Maintain Audit Ready Transparency
Clear documentation supports both internal reviews and regulatory exams.
Test and Refine Continuously
Profiling must adapt to new threats, new products, and new customer segments.
Biggest Challenges Institutions Face in Customer Risk Profiling
| Challenge | Impact |
| Static scoring models | Missed suspicious activity |
| Limited data integration | Fragmented risk visibility |
| Analyst overload | Slower investigations |
| Fast evolving criminal tactics | Outdated rule sets |
| Manual review processes | Slow onboarding and inefficiency |
Regulators increasingly expect adaptive profiling supported by reliable technology rather than manual spreadsheets.

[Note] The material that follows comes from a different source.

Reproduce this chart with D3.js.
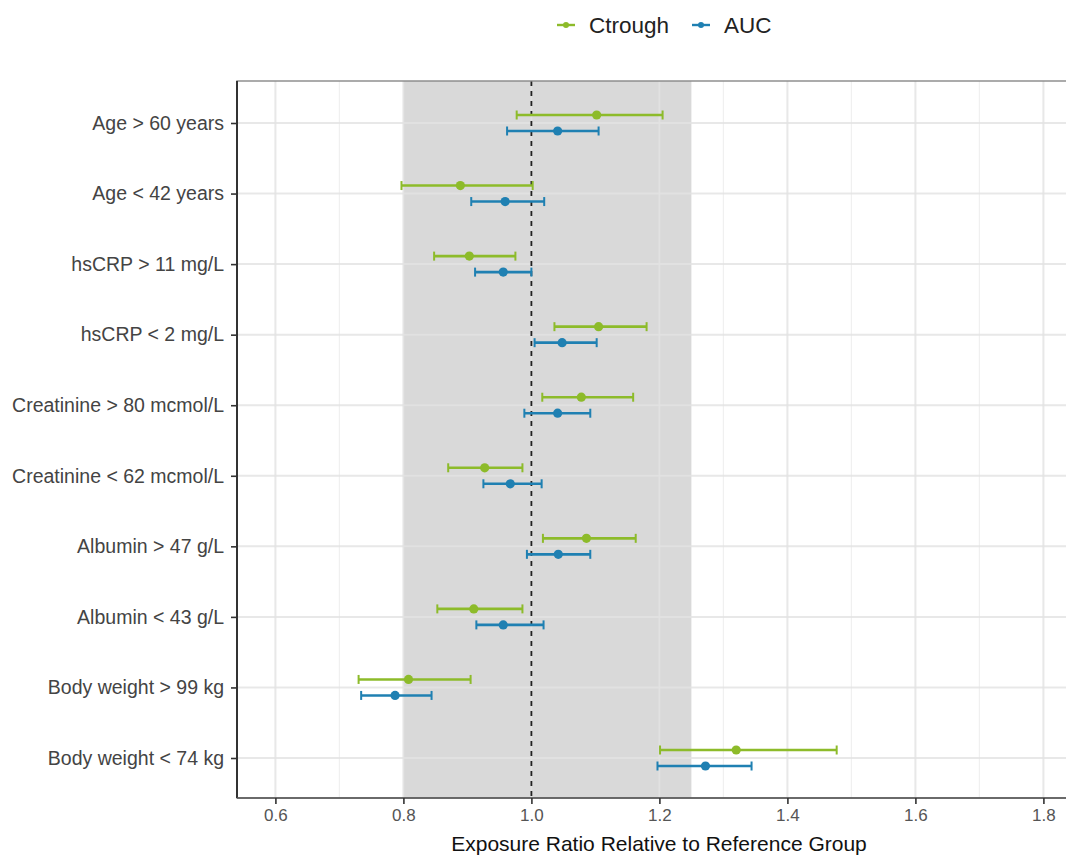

Future Trends That Will Shape Risk Profiling
| Trend | Expected Impact |
| AI driven detection | Predict suspicious behavior earlier |
| Real time segmentation | Faster response to anomalies |
| Stricter regulatory focus on data | Higher expectations for accuracy |
| Cross industry intelligence sharing | Stronger risk insights |
| Beneficial ownership transparency | Fewer opportunities for shell concealment |
Organizations that treat AML as part of strategic infrastructure gain long term advantage rather than viewing compliance as a constant cost.
Strategic Perspective
Customer risk profiling has become a core pillar of effective AML strategy. It improves detection, enhances monitoring efficiency, and strengthens trust across customers, regulators, and global partners. Institutions looking to improve profiling accuracy should review their onboarding quality, adopt behavior driven analytics, and deploy automated tools that support dynamic scoring.
A strong profiling framework creates safer ecosystems and positions financial institutions for sustainable growth and long term resilience.